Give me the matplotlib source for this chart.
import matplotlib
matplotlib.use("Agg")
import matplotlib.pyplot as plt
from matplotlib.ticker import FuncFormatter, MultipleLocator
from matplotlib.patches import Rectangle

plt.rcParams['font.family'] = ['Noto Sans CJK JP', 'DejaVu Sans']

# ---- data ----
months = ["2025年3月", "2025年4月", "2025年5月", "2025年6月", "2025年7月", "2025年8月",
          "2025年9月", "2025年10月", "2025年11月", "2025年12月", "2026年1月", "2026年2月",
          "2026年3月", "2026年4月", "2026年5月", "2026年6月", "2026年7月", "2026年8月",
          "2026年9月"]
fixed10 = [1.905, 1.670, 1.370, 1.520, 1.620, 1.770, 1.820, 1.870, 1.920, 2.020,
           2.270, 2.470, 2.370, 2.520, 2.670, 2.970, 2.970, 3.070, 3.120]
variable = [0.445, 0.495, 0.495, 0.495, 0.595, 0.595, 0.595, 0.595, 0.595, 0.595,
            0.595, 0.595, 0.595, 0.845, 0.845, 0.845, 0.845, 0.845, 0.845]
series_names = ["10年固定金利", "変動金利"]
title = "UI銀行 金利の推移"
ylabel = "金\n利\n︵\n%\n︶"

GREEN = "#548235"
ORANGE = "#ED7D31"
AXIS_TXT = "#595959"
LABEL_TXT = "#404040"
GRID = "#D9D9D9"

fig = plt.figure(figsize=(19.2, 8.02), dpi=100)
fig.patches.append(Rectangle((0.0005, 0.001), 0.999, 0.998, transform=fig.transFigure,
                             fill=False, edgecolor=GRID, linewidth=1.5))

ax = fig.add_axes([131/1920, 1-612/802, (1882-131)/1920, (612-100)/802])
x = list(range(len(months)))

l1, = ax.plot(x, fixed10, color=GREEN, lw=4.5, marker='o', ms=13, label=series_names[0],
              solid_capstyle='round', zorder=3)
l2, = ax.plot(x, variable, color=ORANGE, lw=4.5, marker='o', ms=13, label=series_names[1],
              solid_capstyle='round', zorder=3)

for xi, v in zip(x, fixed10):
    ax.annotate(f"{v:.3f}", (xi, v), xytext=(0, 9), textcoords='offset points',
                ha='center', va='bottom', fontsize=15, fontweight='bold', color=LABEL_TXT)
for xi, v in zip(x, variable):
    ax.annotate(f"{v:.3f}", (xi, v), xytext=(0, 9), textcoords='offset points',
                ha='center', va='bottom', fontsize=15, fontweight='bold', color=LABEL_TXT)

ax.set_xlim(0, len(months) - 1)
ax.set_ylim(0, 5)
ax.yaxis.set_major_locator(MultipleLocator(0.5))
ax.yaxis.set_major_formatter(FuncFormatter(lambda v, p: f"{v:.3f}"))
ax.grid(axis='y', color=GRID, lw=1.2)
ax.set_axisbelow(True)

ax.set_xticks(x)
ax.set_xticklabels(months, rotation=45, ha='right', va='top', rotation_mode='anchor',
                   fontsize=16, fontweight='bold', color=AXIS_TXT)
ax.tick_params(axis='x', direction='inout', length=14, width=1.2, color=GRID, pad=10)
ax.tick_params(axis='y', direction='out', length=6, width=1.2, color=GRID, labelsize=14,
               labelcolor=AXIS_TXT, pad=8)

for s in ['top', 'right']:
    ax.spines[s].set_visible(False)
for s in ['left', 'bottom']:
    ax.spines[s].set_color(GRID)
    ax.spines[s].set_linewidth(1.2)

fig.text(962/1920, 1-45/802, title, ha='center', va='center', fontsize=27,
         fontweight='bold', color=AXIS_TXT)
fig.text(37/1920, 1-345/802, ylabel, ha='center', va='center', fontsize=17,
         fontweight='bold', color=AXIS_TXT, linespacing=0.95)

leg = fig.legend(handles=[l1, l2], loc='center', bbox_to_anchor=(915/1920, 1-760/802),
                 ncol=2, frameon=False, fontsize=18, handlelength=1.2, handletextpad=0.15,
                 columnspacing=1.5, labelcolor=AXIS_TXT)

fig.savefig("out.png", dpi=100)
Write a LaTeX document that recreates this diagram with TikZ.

+===+

### Instructions for the task
Return the material in full, exactly as shown.

### Solved exercise
Give me the matplotlib source for this chart.
import matplotlib
matplotlib.use("Agg")
import matplotlib.pyplot as plt
from matplotlib.ticker import FuncFormatter, MultipleLocator
from matplotlib.patches import Rectangle

plt.rcParams['font.family'] = ['Noto Sans CJK JP', 'DejaVu Sans']

# ---- data ----
months = ["2025年3月", "2025年4月", "2025年5月", "2025年6月", "2025年7月", "2025年8月",
          "2025年9月", "2025年10月", "2025年11月", "2025年12月", "2026年1月", "2026年2月",
          "2026年3月", "2026年4月", "2026年5月", "2026年6月", "2026年7月", "2026年8月",
          "2026年9月"]
fixed10 = [1.905, 1.670, 1.370, 1.520, 1.620, 1.770, 1.820, 1.870, 1.920, 2.020,
           2.270, 2.470, 2.370, 2.520, 2.670, 2.970, 2.970, 3.070, 3.120]
variable = [0.445, 0.495, 0.495, 0.495, 0.595, 0.595, 0.595, 0.595, 0.595, 0.595,
            0.595, 0.595, 0.595, 0.845, 0.845, 0.845, 0.845, 0.845, 0.845]
series_names = ["10年固定金利", "変動金利"]
title = "UI銀行 金利の推移"
ylabel = "金\n利\n︵\n%\n︶"

GREEN = "#548235"
ORANGE = "#ED7D31"
AXIS_TXT = "#595959"
LABEL_TXT = "#404040"
GRID = "#D9D9D9"

fig = plt.figure(figsize=(19.2, 8.02), dpi=100)
fig.patches.append(Rectangle((0.0005, 0.001), 0.999, 0.998, transform=fig.transFigure,
                             fill=False, edgecolor=GRID, linewidth=1.5))

ax = fig.add_axes([131/1920, 1-612/802, (1882-131)/1920, (612-100)/802])
x = list(range(len(months)))

l1, = ax.plot(x, fixed10, color=GREEN, lw=4.5, marker='o', ms=13, label=series_names[0],
              solid_capstyle='round', zorder=3)
l2, = ax.plot(x, variable, color=ORANGE, lw=4.5, marker='o', ms=13, label=series_names[1],
              solid_capstyle='round', zorder=3)

for xi, v in zip(x, fixed10):
    ax.annotate(f"{v:.3f}", (xi, v), xytext=(0, 9), textcoords='offset points',
                ha='center', va='bottom', fontsize=15, fontweight='bold', color=LABEL_TXT)
for xi, v in zip(x, variable):
    ax.annotate(f"{v:.3f}", (xi, v), xytext=(0, 9), textcoords='offset points',
                ha='center', va='bottom', fontsize=15, fontweight='bold', color=LABEL_TXT)

ax.set_xlim(0, len(months) - 1)
ax.set_ylim(0, 5)
ax.yaxis.set_major_locator(MultipleLocator(0.5))
ax.yaxis.set_major_formatter(FuncFormatter(lambda v, p: f"{v:.3f}"))
ax.grid(axis='y', color=GRID, lw=1.2)
ax.set_axisbelow(True)

ax.set_xticks(x)
ax.set_xticklabels(months, rotation=45, ha='right', va='top', rotation_mode='anchor',
                   fontsize=16, fontweight='bold', color=AXIS_TXT)
ax.tick_params(axis='x', direction='inout', length=14, width=1.2, color=GRID, pad=10)
ax.tick_params(axis='y', direction='out', length=6, width=1.2, color=GRID, labelsize=14,
               labelcolor=AXIS_TXT, pad=8)

for s in ['top', 'right']:
    ax.spines[s].set_visible(False)
for s in ['left', 'bottom']:
    ax.spines[s].set_color(GRID)
    ax.spines[s].set_linewidth(1.2)

fig.text(962/1920, 1-45/802, title, ha='center', va='center', fontsize=27,
         fontweight='bold', color=AXIS_TXT)
fig.text(37/1920, 1-345/802, ylabel, ha='center', va='center', fontsize=17,
         fontweight='bold', color=AXIS_TXT, linespacing=0.95)

leg = fig.legend(handles=[l1, l2], loc='center', bbox_to_anchor=(915/1920, 1-760/802),
                 ncol=2, frameon=False, fontsize=18, handlelength=1.2, handletextpad=0.15,
                 columnspacing=1.5, labelcolor=AXIS_TXT)

fig.savefig("out.png", dpi=100)
Write a LaTeX document that recreates this diagram with TikZ.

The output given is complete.